Charts and diagrams as code:
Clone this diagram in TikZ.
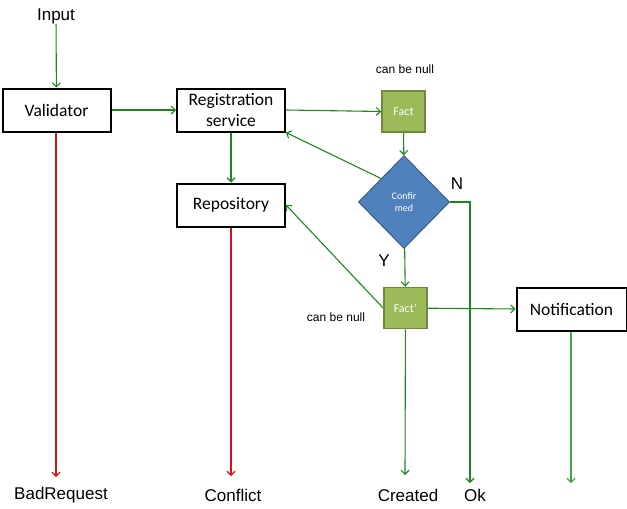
\documentclass[tikz,border=0pt]{standalone}
\usepackage{fontspec}
\setmainfont{Liberation Sans}
\newfontfamily\calibri{Carlito}
\usetikzlibrary{arrows.meta,shapes.geometric}
\definecolor{flowgreen}{RGB}{30,135,30}
\definecolor{lightgreen}{RGB}{70,165,70}
\definecolor{flowred}{RGB}{215,20,20}
\definecolor{factfill}{RGB}{155,187,89}
\definecolor{factline}{RGB}{113,137,63}
\definecolor{confill}{RGB}{79,129,189}
\definecolor{conline}{RGB}{56,93,138}
\begin{document}
\begin{tikzpicture}[x=1pt,y=-1pt,
  box/.style={draw=black,line width=2pt,minimum width=108pt,minimum height=43pt,
    inner sep=0pt,align=center,font=\calibri\fontsize{17.5}{21}\selectfont},
  fact/.style={draw=factline,fill=factfill,line width=1.8pt,minimum width=43pt,
    minimum height=41pt,inner sep=0pt,text=white,font=\calibri\fontsize{12}{14}\selectfont},
  outtext/.style={inner sep=0pt,font=\fontsize{17}{20}\selectfont},
  note/.style={inner sep=0pt,font=\fontsize{12}{14}\selectfont},
  flow/.style={draw=flowgreen,line width=1.1pt,-{Straight Barb[length=4pt,width=8pt]}},
  fail/.style={draw=flowred,line width=1.1pt,-{Straight Barb[length=4pt,width=8pt]}}]
\useasboundingbox (0,0) rectangle (627,509);

% boxes
\node[outtext] (input) at (56,16) {Input};
\node[box] (validator) at (56.5,110) {Validator};
\node[box] (reg) at (231,110) {Registration\\service};
\node[box] (repo) at (231,205) {Repository};
\node[fact] (fact) at (403.5,111.5) {Fact};
\node[note] (null1) at (405,69) {can be null};
\node[diamond,draw=conline,fill=confill,line width=1pt,minimum width=91pt,minimum height=93pt,
  inner sep=0pt,align=center,text=white,font=\calibri\fontsize{10}{12}\selectfont]
  (confirmed) at (404,202) {Confir\\med};
\node[outtext] (n) at (457,184) {N};
\node[outtext] (y) at (384,261) {Y};
\node[fact] (factp) at (405.5,308) {Fact’};
\node[note] (null2) at (336,317) {can be null};
\node[box,minimum width=110pt] (notify) at (571.5,309.5) {Notification};

% results
\node[outtext] (badreq) at (61,495) {BadRequest};
\node[outtext] (conflict) at (233,495) {Conflict};
\node[outtext] (created) at (408,495) {Created};
\node[outtext] (ok) at (475,495) {Ok};
\coordinate (badtip) at (56,477);
\coordinate (conftip) at (231,476);
\coordinate (createdtip) at (405,475);
\coordinate (oktip) at (470,483);
\coordinate (notifytip) at (571,483);

% connectors
\draw[flow] (input) -- (validator);
\draw[flow] (validator) -- (reg);
\draw[flow] (reg) -- (repo);
\draw[flow] (reg.east) -- (fact.west);
\draw[flow] (fact) -- (confirmed);
\draw[flow] (confirmed.north west) -- (reg.south east);
\draw[flow] (confirmed) -- (factp);
\draw[flow] (factp.west) -- (repo.east);
\draw[flow] (factp) -- (notify);
\draw[flow] (confirmed.east) -| (oktip);
\draw[flow] (factp) -- (createdtip);
\draw[flow,draw=lightgreen] (notify.south -| notifytip) -- (notifytip);
\draw[fail] (validator.south -| badtip) -- (badtip);
\draw[fail] (repo) -- (conftip);

\end{tikzpicture}
\end{document}
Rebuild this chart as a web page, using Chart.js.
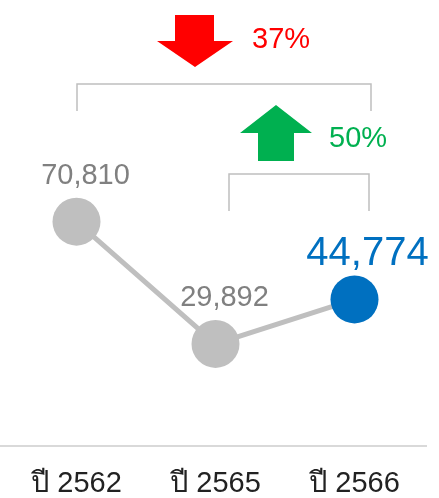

> **Exercise instructions**: Repeat the material above verbatim, with no pictures in the output.

> **Solution to this task**:
Clone this diagram in TikZ.
\documentclass[tikz,border=0pt]{standalone}
\usepackage{fontspec}
\setmainfont{Liberation Sans}
\newfontfamily\calibri{Carlito}
\usetikzlibrary{arrows.meta,shapes.geometric}
\definecolor{flowgreen}{RGB}{30,135,30}
\definecolor{lightgreen}{RGB}{70,165,70}
\definecolor{flowred}{RGB}{215,20,20}
\definecolor{factfill}{RGB}{155,187,89}
\definecolor{factline}{RGB}{113,137,63}
\definecolor{confill}{RGB}{79,129,189}
\definecolor{conline}{RGB}{56,93,138}
\begin{document}
\begin{tikzpicture}[x=1pt,y=-1pt,
  box/.style={draw=black,line width=2pt,minimum width=108pt,minimum height=43pt,
    inner sep=0pt,align=center,font=\calibri\fontsize{17.5}{21}\selectfont},
  fact/.style={draw=factline,fill=factfill,line width=1.8pt,minimum width=43pt,
    minimum height=41pt,inner sep=0pt,text=white,font=\calibri\fontsize{12}{14}\selectfont},
  outtext/.style={inner sep=0pt,font=\fontsize{17}{20}\selectfont},
  note/.style={inner sep=0pt,font=\fontsize{12}{14}\selectfont},
  flow/.style={draw=flowgreen,line width=1.1pt,-{Straight Barb[length=4pt,width=8pt]}},
  fail/.style={draw=flowred,line width=1.1pt,-{Straight Barb[length=4pt,width=8pt]}}]
\useasboundingbox (0,0) rectangle (627,509);

% boxes
\node[outtext] (input) at (56,16) {Input};
\node[box] (validator) at (56.5,110) {Validator};
\node[box] (reg) at (231,110) {Registration\\service};
\node[box] (repo) at (231,205) {Repository};
\node[fact] (fact) at (403.5,111.5) {Fact};
\node[note] (null1) at (405,69) {can be null};
\node[diamond,draw=conline,fill=confill,line width=1pt,minimum width=91pt,minimum height=93pt,
  inner sep=0pt,align=center,text=white,font=\calibri\fontsize{10}{12}\selectfont]
  (confirmed) at (404,202) {Confir\\med};
\node[outtext] (n) at (457,184) {N};
\node[outtext] (y) at (384,261) {Y};
\node[fact] (factp) at (405.5,308) {Fact’};
\node[note] (null2) at (336,317) {can be null};
\node[box,minimum width=110pt] (notify) at (571.5,309.5) {Notification};

% results
\node[outtext] (badreq) at (61,495) {BadRequest};
\node[outtext] (conflict) at (233,495) {Conflict};
\node[outtext] (created) at (408,495) {Created};
\node[outtext] (ok) at (475,495) {Ok};
\coordinate (badtip) at (56,477);
\coordinate (conftip) at (231,476);
\coordinate (createdtip) at (405,475);
\coordinate (oktip) at (470,483);
\coordinate (notifytip) at (571,483);

% connectors
\draw[flow] (input) -- (validator);
\draw[flow] (validator) -- (reg);
\draw[flow] (reg) -- (repo);
\draw[flow] (reg.east) -- (fact.west);
\draw[flow] (fact) -- (confirmed);
\draw[flow] (confirmed.north west) -- (reg.south east);
\draw[flow] (confirmed) -- (factp);
\draw[flow] (factp.west) -- (repo.east);
\draw[flow] (factp) -- (notify);
\draw[flow] (confirmed.east) -| (oktip);
\draw[flow] (factp) -- (createdtip);
\draw[flow,draw=lightgreen] (notify.south -| notifytip) -- (notifytip);
\draw[fail] (validator.south -| badtip) -- (badtip);
\draw[fail] (repo) -- (conftip);

\end{tikzpicture}
\end{document}
Rebuild this chart as a web page, using Chart.js.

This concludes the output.